I used to carry a pistol along with my shotgun; I gave up this practice years ago. Keys and herbs would pile up, and soon enough I’d be right out of inventory space. I’m relegated to six item slots, yeah? So as I ramp up the difficulty level, space becomes a growing concern. Now I figure, hey, who needs a pistol? I don’t use it to shoot zombies — I never shoot zombies. Zombies take about ten wasteful bullets to kill. Then once they’re down, I’ve gotta pour lighter fluid over their rotting bodies and flick the match: if they aren’t reduced to a small pile of ashes, they’ll lurch back to life, grow 10-inch claws, and gain the terrifying ability to sprint. And I obviously don’t have enough room for lighter fluid and a match in my backpack, thank you very much.



No, smarter to bust moves around those zombies, avoiding their grasp. This works about 20% of the time. Sometimes the zombie in question will actually vomit from sheer confusion. Most times, though, it’ll grab me in a bloody embrace. Hopefully I’ve packed a knife to thwart its attack. If not, I withstand the pain for a few seconds before sprinting off, healing with a green herb, and hey, at least I free up some space by getting rid of that green herb.

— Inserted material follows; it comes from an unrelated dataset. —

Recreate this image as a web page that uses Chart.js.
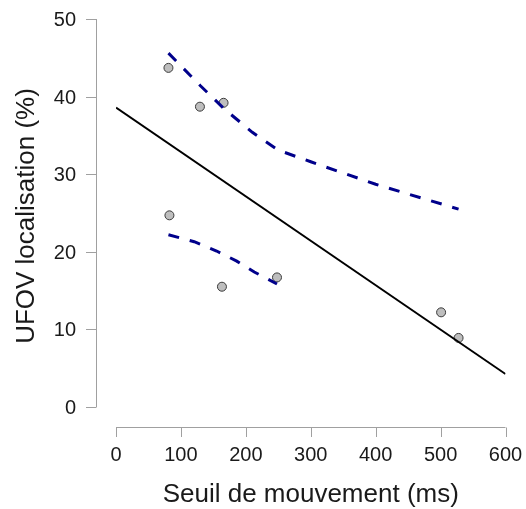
<!DOCTYPE html>
<html>
<head>
<meta charset="utf-8">
<title>UFOV localisation</title>
<script src="https://cdn.jsdelivr.net/npm/chart.js@4.4.1/dist/chart.umd.min.js"></script>
<style>
    html, body { margin: 0; padding: 0; background: #fff; }
    #wrap { width: 526px; height: 509px; }
</style>
</head>
<body>
<div id="wrap"><canvas id="scatterChart" width="526" height="509"></canvas></div>
<script>
// observed values
const seuilMs = [80.8, 129.3, 165.7, 82.3, 163.2, 248, 500.8, 527.7];
const ufovPct = [43.7, 38.7, 39.2, 24.7, 15.5, 16.7, 12.2, 8.9];

// linear fit over the whole range
const fitX = [0, 600];
const fitY = [38.6, 4.25];

// smoothed curves for the two groups
const upperX = [80.8, 130, 167, 210, 250, 300, 400, 527.7];
const upperY = [45.6, 41.4, 38.4, 35.4, 33.1, 31.6, 28.7, 25.5];
const lowerX = [80.8, 120.5, 155, 186, 213, 248];
const lowerY = [22.2, 21.3, 20.1, 18.8, 17.4, 15.85];

const xTicks = [0, 100, 200, 300, 400, 500, 600];
const yTicks = [0, 10, 20, 30, 40, 50];

const xTitle = 'Seuil de mouvement (ms)';
const yTitle = 'UFOV localisation (%)';

const FONT = "'Liberation Sans', Arial, sans-serif";

function toPoints(xs, ys) {
    return xs.map((x, i) => ({ x: x, y: ys[i] }));
}

// R-style detached axes, drawn off the chart's own scales
const detachedAxes = {
    id: 'detachedAxes',
    afterDraw(chart) {
        const ctx = chart.ctx;
        const xs = chart.scales.x;
        const ys = chart.scales.y;
        const area = chart.chartArea;
        const axisX = area.left - 20;    // y axis line
        const axisY = area.bottom + 20;  // x axis line
        const tick = 10;

        ctx.save();
        ctx.strokeStyle = '#a0a0a0';
        ctx.lineWidth = 1;

        // y axis
        const y0 = ys.getPixelForValue(yTicks[0]);
        const y1 = ys.getPixelForValue(yTicks[yTicks.length - 1]);
        ctx.beginPath();
        ctx.moveTo(axisX + 0.5, y0);
        ctx.lineTo(axisX + 0.5, y1);
        yTicks.forEach(v => {
            const py = Math.round(ys.getPixelForValue(v)) + 0.5;
            ctx.moveTo(axisX + 0.5, py);
            ctx.lineTo(axisX - tick, py);
        });
        ctx.stroke();

        // x axis
        const x0 = xs.getPixelForValue(xTicks[0]);
        const x1 = xs.getPixelForValue(xTicks[xTicks.length - 1]);
        ctx.beginPath();
        ctx.moveTo(x0, axisY + 0.5);
        ctx.lineTo(x1, axisY + 0.5);
        xTicks.forEach(v => {
            const px = Math.round(xs.getPixelForValue(v)) + 0.5;
            ctx.moveTo(px, axisY + 0.5);
            ctx.lineTo(px, axisY + tick);
        });
        ctx.stroke();

        // tick labels
        ctx.fillStyle = '#1a1a1a';
        ctx.font = '20px ' + FONT;
        ctx.textAlign = 'right';
        ctx.textBaseline = 'alphabetic';
        yTicks.forEach(v => {
            ctx.fillText(String(v), axisX - 20, ys.getPixelForValue(v) + 7);
        });
        ctx.textAlign = 'center';
        xTicks.forEach(v => {
            ctx.fillText(String(v), xs.getPixelForValue(v), axisY + 34);
        });

        // axis titles
        ctx.font = '26px ' + FONT;
        ctx.fillText(xTitle, (area.left + area.right) / 2, axisY + 75);
        ctx.save();
        ctx.translate(axisX - 62, (area.top + area.bottom) / 2 + 3);
        ctx.rotate(-Math.PI / 2);
        ctx.fillText(yTitle, 0, 0);
        ctx.restore();

        ctx.restore();
    }
};

new Chart(document.getElementById('scatterChart').getContext('2d'), {
    type: 'scatter',
    data: {
        datasets: [
            {
                label: 'points',
                data: toPoints(seuilMs, ufovPct),
                pointRadius: 4.5,
                pointBackgroundColor: '#bebebe',
                pointBorderColor: '#3a3a3a',
                pointBorderWidth: 1,
                order: 3
            },
            {
                label: 'fit',
                data: toPoints(fitX, fitY),
                showLine: true,
                borderColor: '#000',
                borderWidth: 2,
                pointRadius: 0,
                order: 1
            },
            {
                label: 'upper',
                data: toPoints(upperX, upperY),
                showLine: true,
                borderColor: '#00008b',
                borderWidth: 3,
                borderDash: [11, 11],
                borderCapStyle: 'butt',
                pointRadius: 0,
                order: 2
            },
            {
                label: 'lower',
                data: toPoints(lowerX, lowerY),
                showLine: true,
                borderColor: '#00008b',
                borderWidth: 3,
                borderDash: [11, 11],
                borderCapStyle: 'butt',
                pointRadius: 0,
                order: 2
            }
        ]
    },
    options: {
        responsive: false,
        animation: false,
        layout: { padding: { left: 116, right: 20.5, top: 19, bottom: 102 } },
        plugins: {
            legend: { display: false },
            tooltip: { enabled: false }
        },
        scales: {
            x: { type: 'linear', display: false, min: 0, max: 600 },
            y: { type: 'linear', display: false, min: 0, max: 50 }
        }
    },
    plugins: [detachedAxes]
});
</script>
</body>
</html>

And hey: when I kill and burn a zombie, it’s gone forever, though numerous other, angrier beasts soon take its spot. Everything is in decline, falling apart; the world becomes steadily harder to traverse. Halfway through the game, doors, previously a convenient artificial barrier to the undead, begin being punched aside by giant bloodthirsty bullfrogs. Backtracking becomes a harrowing task, and meticulous planning is required to avoid large-scale blows to my resources. Pivotal moments of the original are distorted, throwing me onto false trails. Audio cues manipulate me like a puppet: unhinged, screeching violins signal the entrance of a newfangled monster, or signal nothing at all. Enemy placement shifts, amidst repeated trips into the forest, or across the upstairs floors of the mansion, and oh . . . oh god. This is not intelligent horror by any means. It’s relentless, and not much else. Rising above it, however — plotting out paths, successfully micromanaging supplies — is genuinely gratifying. REmake is a rare breed, forcing players to adapt to, and overcome, its terrors. That, on top of an astonishing hyperrealist aesthetic, makes it a highly recommended purchase.